==== Source excerpt
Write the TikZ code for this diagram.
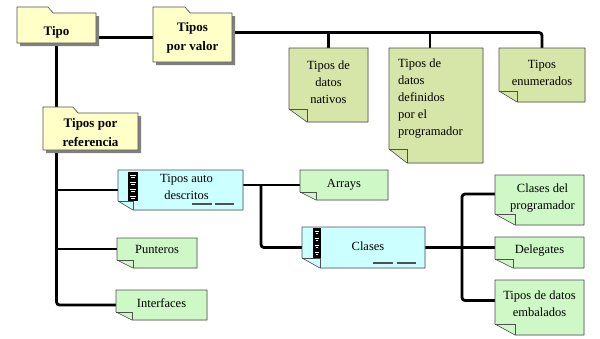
\documentclass[tikz,border=0pt]{standalone}
\usepackage{fontspec}
\setmainfont{Liberation Serif}
\usetikzlibrary{fit,calc}

\definecolor{folderfill}{RGB}{255,255,200}
\definecolor{olivefill}{RGB}{214,229,168}
\definecolor{mintfill}{RGB}{206,248,198}
\definecolor{cyanfill}{RGB}{204,255,255}
\definecolor{shadowgray}{RGB}{128,128,128}
\definecolor{edgegray}{RGB}{80,80,80}

\pgfdeclarelayer{paper}
\pgfdeclarelayer{lines}
\pgfdeclarelayer{shapes}
\pgfsetlayers{paper,lines,shapes,main}

\tikzset{
  boxarea/.style={inner sep=0pt, outer sep=0pt},
  txt/.style={inner sep=0pt, align=center, font=\fontsize{12.5}{17}\selectfont},
  ftxt/.style={inner sep=0pt, align=center, font=\fontsize{13}{19}\selectfont\bfseries},
  conn/.style={line width=2.8pt, black, rounded corners=3pt},
  edge/.style={draw=edgegray, line width=0.6pt},
  dashmark/.style={line width=1.8pt, draw=edgegray},
}

% note with a folded lower-left corner: name, x0, y0, x1, y1, fill, fold width, fold height
\newcommand{\notebox}[8]{%
  \node[boxarea, fit={(#2,#3) (#4,#5)}] (#1) {};
  \begin{pgfonlayer}{shapes}
    \fill[shadowgray, shift={(3,3)}] (#1.north west) -- (#1.north east) -- (#1.south east)
      -- ($(#1.south west)+(#7,0)$) -- ($(#1.south west)+(0,-#8)$) -- cycle;
    \path[edge, fill=#6] (#1.north west) -- (#1.north east) -- (#1.south east)
      -- ($(#1.south west)+(#7,0)$) -- ($(#1.south west)+(0,-#8)$) -- cycle;
    \draw[edge] ($(#1.south west)+(0,-#8)$) -- ($(#1.south west)+(#7,-#8)$) -- ($(#1.south west)+(#7,0)$);
  \end{pgfonlayer}}

% folder: name, x0, tab top, body top, x1, bottom, tab width
\newcommand{\folderbox}[7]{%
  \node[boxarea, fit={(#2,#4) (#5,#6)}] (#1) {};
  \begin{pgfonlayer}{shapes}
    \fill[shadowgray, shift={(3,3)}] (#2,#6) -- (#2,#3) -- ({#2+#7},#3) -- ({#2+#7+5},#4)
      -- (#5,#4) -- (#5,#6) -- cycle;
    \path[edge, fill=folderfill] (#2,#6) -- (#2,#3) -- ({#2+#7},#3) -- ({#2+#7+5},#4)
      -- (#5,#4) -- (#5,#6) -- cycle;
  \end{pgfonlayer}}

% stacked-sheet icon of the self-describing types
\newcommand{\stackicon}[4]{%
  \fill[black] (#1,#2) rectangle (#3,#4);
  \foreach \k in {0,1,2,3} {
    \draw[white, line width=0.5pt] ({#1+2},{#2+3+7*\k}) -- ({#3-2},{#2+3+7*\k})
      ({#1+3},{#2+5.5+7*\k}) -- ({#3-3},{#2+5.5+7*\k});
  }}

\begin{document}
\begin{tikzpicture}[x=1pt, y=-1pt]
  \begin{pgfonlayer}{paper}
    \fill[white] (0,0) rectangle (600,338);
  \end{pgfonlayer}
  \useasboundingbox (0,0) rectangle (600,338);

  % folders
  \folderbox{tipo}{17}{7}{13}{96}{43}{31}
  \folderbox{valor}{153}{7}{13}{232}{62}{32}
  \folderbox{ref}{43}{107}{113}{138}{150}{30}

  % value types
  \notebox{nativos}{289}{48}{368}{122}{olivefill}{18}{13}
  \notebox{definidos}{389}{48}{483}{163}{olivefill}{18}{14}
  \notebox{enum}{499}{48}{585}{102}{olivefill}{18}{11}

  % reference types
  \notebox{auto}{118}{170}{243}{210}{cyanfill}{15}{9}
  \notebox{arrays}{300}{170}{388}{200}{mintfill}{16}{8}
  \notebox{clases}{302}{227}{425}{268}{cyanfill}{18}{10}
  \notebox{punteros}{117}{238}{197}{268}{mintfill}{16}{8}
  \notebox{interfaces}{116}{290}{207}{320}{mintfill}{16}{8}
  \notebox{cprog}{495}{175}{584}{225}{mintfill}{20}{11}
  \notebox{delegates}{495}{237}{584}{268}{mintfill}{18}{9}
  \notebox{emb}{495}{280}{584}{335}{mintfill}{20}{11}

  % icons and dashes on the class boxes
  \begin{pgfonlayer}{shapes}
    \stackicon{128}{172}{138}{201}
    \stackicon{313}{228}{321}{258}
    \draw[dashmark] (192,204) -- (212,204) (215,204) -- (234,204);
    \draw[dashmark] (373,263) -- (393,263) (397,263) -- (416,263);
  \end{pgfonlayer}

  % texts
  \node[ftxt] (tipo-t) at ([yshift=-4pt]tipo.center) {Tipo};
  \node[ftxt] (valor-t) at (valor.center) {Tipos\\por valor};
  \node[ftxt] (ref-t) at ([yshift=-1pt]ref.center) {Tipos por\\referencia};
  \node[txt] (nativos-t) at ([yshift=3pt]nativos.center) {Tipos de\\datos\\nativos};
  \node[txt, align=left, anchor=west] (definidos-t) at ([xshift=9pt, yshift=7pt]definidos.west)
    {Tipos de\\datos\\definidos\\por el\\programador};
  \node[txt] (enum-t) at ([yshift=2pt]enum.center) {Tipos\\enumerados};
  \node[txt] (auto-t) at ([xshift=6pt, yshift=3.5pt]auto.center) {Tipos auto\\descritos};
  \node[txt] (arrays-t) at (arrays.center) {Arrays};
  \node[txt] (clases-t) at ([xshift=4.5pt, yshift=1.5pt]clases.center) {Clases};
  \node[txt] (punteros-t) at ([yshift=4pt]punteros.center) {Punteros};
  \node[txt] (interfaces-t) at ([yshift=2pt]interfaces.center) {Interfaces};
  \node[txt] (cprog-t) at ([xshift=3pt, yshift=1.5pt]cprog.center) {Clases del\\programador};
  \node[txt] (delegates-t) at ([yshift=1.5pt]delegates.center) {Delegates};
  \node[txt] (emb-t) at ([yshift=4pt]emb.center) {Tipos de datos\\embalados};

  % connectors
  \begin{pgfonlayer}{lines}
    \draw[conn] (tipo.east |- valor.west) -- (valor.west);
    \coordinate (vl) at ([yshift=5pt]valor.east);
    \draw[conn] (vl) -| (enum.north);
    \draw[conn] (nativos.north) -- (nativos.north |- vl);
    \draw[conn] ([xshift=-6pt]definidos.north) -- ([xshift=-6pt]definidos.north |- vl);

    \draw[conn] (tipo.south) |- (interfaces.west);
    \draw[conn] (auto.west) -- (auto.west -| tipo.south);
    \draw[conn] ([yshift=4pt]punteros.west) -- ([yshift=4pt]punteros.west -| tipo.south);

    \coordinate (j1) at ([xshift=18pt]auto.east |- arrays.west);
    \draw[conn] (arrays.west) -- (arrays.west -| auto.east);
    \draw[conn] (j1) |- (clases.west);

    \coordinate (j2) at ([xshift=37pt]clases.east);
    \draw[conn] (clases.east) -- (delegates.west |- clases.east);
    \draw[conn] ([yshift=6pt]cprog.west) -| (j2) |- ([yshift=7pt]emb.west);
  \end{pgfonlayer}
\end{tikzpicture}
\end{document}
========
All of the material above needs to be restated exactly, with no pictures.

Write the TikZ code for this diagram.
\documentclass[tikz,border=0pt]{standalone}
\usepackage{fontspec}
\setmainfont{Liberation Serif}
\usetikzlibrary{fit,calc}

\definecolor{folderfill}{RGB}{255,255,200}
\definecolor{olivefill}{RGB}{214,229,168}
\definecolor{mintfill}{RGB}{206,248,198}
\definecolor{cyanfill}{RGB}{204,255,255}
\definecolor{shadowgray}{RGB}{128,128,128}
\definecolor{edgegray}{RGB}{80,80,80}

\pgfdeclarelayer{paper}
\pgfdeclarelayer{lines}
\pgfdeclarelayer{shapes}
\pgfsetlayers{paper,lines,shapes,main}

\tikzset{
  boxarea/.style={inner sep=0pt, outer sep=0pt},
  txt/.style={inner sep=0pt, align=center, font=\fontsize{12.5}{17}\selectfont},
  ftxt/.style={inner sep=0pt, align=center, font=\fontsize{13}{19}\selectfont\bfseries},
  conn/.style={line width=2.8pt, black, rounded corners=3pt},
  edge/.style={draw=edgegray, line width=0.6pt},
  dashmark/.style={line width=1.8pt, draw=edgegray},
}

% note with a folded lower-left corner: name, x0, y0, x1, y1, fill, fold width, fold height
\newcommand{\notebox}[8]{%
  \node[boxarea, fit={(#2,#3) (#4,#5)}] (#1) {};
  \begin{pgfonlayer}{shapes}
    \fill[shadowgray, shift={(3,3)}] (#1.north west) -- (#1.north east) -- (#1.south east)
      -- ($(#1.south west)+(#7,0)$) -- ($(#1.south west)+(0,-#8)$) -- cycle;
    \path[edge, fill=#6] (#1.north west) -- (#1.north east) -- (#1.south east)
      -- ($(#1.south west)+(#7,0)$) -- ($(#1.south west)+(0,-#8)$) -- cycle;
    \draw[edge] ($(#1.south west)+(0,-#8)$) -- ($(#1.south west)+(#7,-#8)$) -- ($(#1.south west)+(#7,0)$);
  \end{pgfonlayer}}

% folder: name, x0, tab top, body top, x1, bottom, tab width
\newcommand{\folderbox}[7]{%
  \node[boxarea, fit={(#2,#4) (#5,#6)}] (#1) {};
  \begin{pgfonlayer}{shapes}
    \fill[shadowgray, shift={(3,3)}] (#2,#6) -- (#2,#3) -- ({#2+#7},#3) -- ({#2+#7+5},#4)
      -- (#5,#4) -- (#5,#6) -- cycle;
    \path[edge, fill=folderfill] (#2,#6) -- (#2,#3) -- ({#2+#7},#3) -- ({#2+#7+5},#4)
      -- (#5,#4) -- (#5,#6) -- cycle;
  \end{pgfonlayer}}

% stacked-sheet icon of the self-describing types
\newcommand{\stackicon}[4]{%
  \fill[black] (#1,#2) rectangle (#3,#4);
  \foreach \k in {0,1,2,3} {
    \draw[white, line width=0.5pt] ({#1+2},{#2+3+7*\k}) -- ({#3-2},{#2+3+7*\k})
      ({#1+3},{#2+5.5+7*\k}) -- ({#3-3},{#2+5.5+7*\k});
  }}

\begin{document}
\begin{tikzpicture}[x=1pt, y=-1pt]
  \begin{pgfonlayer}{paper}
    \fill[white] (0,0) rectangle (600,338);
  \end{pgfonlayer}
  \useasboundingbox (0,0) rectangle (600,338);

  % folders
  \folderbox{tipo}{17}{7}{13}{96}{43}{31}
  \folderbox{valor}{153}{7}{13}{232}{62}{32}
  \folderbox{ref}{43}{107}{113}{138}{150}{30}

  % value types
  \notebox{nativos}{289}{48}{368}{122}{olivefill}{18}{13}
  \notebox{definidos}{389}{48}{483}{163}{olivefill}{18}{14}
  \notebox{enum}{499}{48}{585}{102}{olivefill}{18}{11}

  % reference types
  \notebox{auto}{118}{170}{243}{210}{cyanfill}{15}{9}
  \notebox{arrays}{300}{170}{388}{200}{mintfill}{16}{8}
  \notebox{clases}{302}{227}{425}{268}{cyanfill}{18}{10}
  \notebox{punteros}{117}{238}{197}{268}{mintfill}{16}{8}
  \notebox{interfaces}{116}{290}{207}{320}{mintfill}{16}{8}
  \notebox{cprog}{495}{175}{584}{225}{mintfill}{20}{11}
  \notebox{delegates}{495}{237}{584}{268}{mintfill}{18}{9}
  \notebox{emb}{495}{280}{584}{335}{mintfill}{20}{11}

  % icons and dashes on the class boxes
  \begin{pgfonlayer}{shapes}
    \stackicon{128}{172}{138}{201}
    \stackicon{313}{228}{321}{258}
    \draw[dashmark] (192,204) -- (212,204) (215,204) -- (234,204);
    \draw[dashmark] (373,263) -- (393,263) (397,263) -- (416,263);
  \end{pgfonlayer}

  % texts
  \node[ftxt] (tipo-t) at ([yshift=-4pt]tipo.center) {Tipo};
  \node[ftxt] (valor-t) at (valor.center) {Tipos\\por valor};
  \node[ftxt] (ref-t) at ([yshift=-1pt]ref.center) {Tipos por\\referencia};
  \node[txt] (nativos-t) at ([yshift=3pt]nativos.center) {Tipos de\\datos\\nativos};
  \node[txt, align=left, anchor=west] (definidos-t) at ([xshift=9pt, yshift=7pt]definidos.west)
    {Tipos de\\datos\\definidos\\por el\\programador};
  \node[txt] (enum-t) at ([yshift=2pt]enum.center) {Tipos\\enumerados};
  \node[txt] (auto-t) at ([xshift=6pt, yshift=3.5pt]auto.center) {Tipos auto\\descritos};
  \node[txt] (arrays-t) at (arrays.center) {Arrays};
  \node[txt] (clases-t) at ([xshift=4.5pt, yshift=1.5pt]clases.center) {Clases};
  \node[txt] (punteros-t) at ([yshift=4pt]punteros.center) {Punteros};
  \node[txt] (interfaces-t) at ([yshift=2pt]interfaces.center) {Interfaces};
  \node[txt] (cprog-t) at ([xshift=3pt, yshift=1.5pt]cprog.center) {Clases del\\programador};
  \node[txt] (delegates-t) at ([yshift=1.5pt]delegates.center) {Delegates};
  \node[txt] (emb-t) at ([yshift=4pt]emb.center) {Tipos de datos\\embalados};

  % connectors
  \begin{pgfonlayer}{lines}
    \draw[conn] (tipo.east |- valor.west) -- (valor.west);
    \coordinate (vl) at ([yshift=5pt]valor.east);
    \draw[conn] (vl) -| (enum.north);
    \draw[conn] (nativos.north) -- (nativos.north |- vl);
    \draw[conn] ([xshift=-6pt]definidos.north) -- ([xshift=-6pt]definidos.north |- vl);

    \draw[conn] (tipo.south) |- (interfaces.west);
    \draw[conn] (auto.west) -- (auto.west -| tipo.south);
    \draw[conn] ([yshift=4pt]punteros.west) -- ([yshift=4pt]punteros.west -| tipo.south);

    \coordinate (j1) at ([xshift=18pt]auto.east |- arrays.west);
    \draw[conn] (arrays.west) -- (arrays.west -| auto.east);
    \draw[conn] (j1) |- (clases.west);

    \coordinate (j2) at ([xshift=37pt]clases.east);
    \draw[conn] (clases.east) -- (delegates.west |- clases.east);
    \draw[conn] ([yshift=6pt]cprog.west) -| (j2) |- ([yshift=7pt]emb.west);
  \end{pgfonlayer}
\end{tikzpicture}
\end{document}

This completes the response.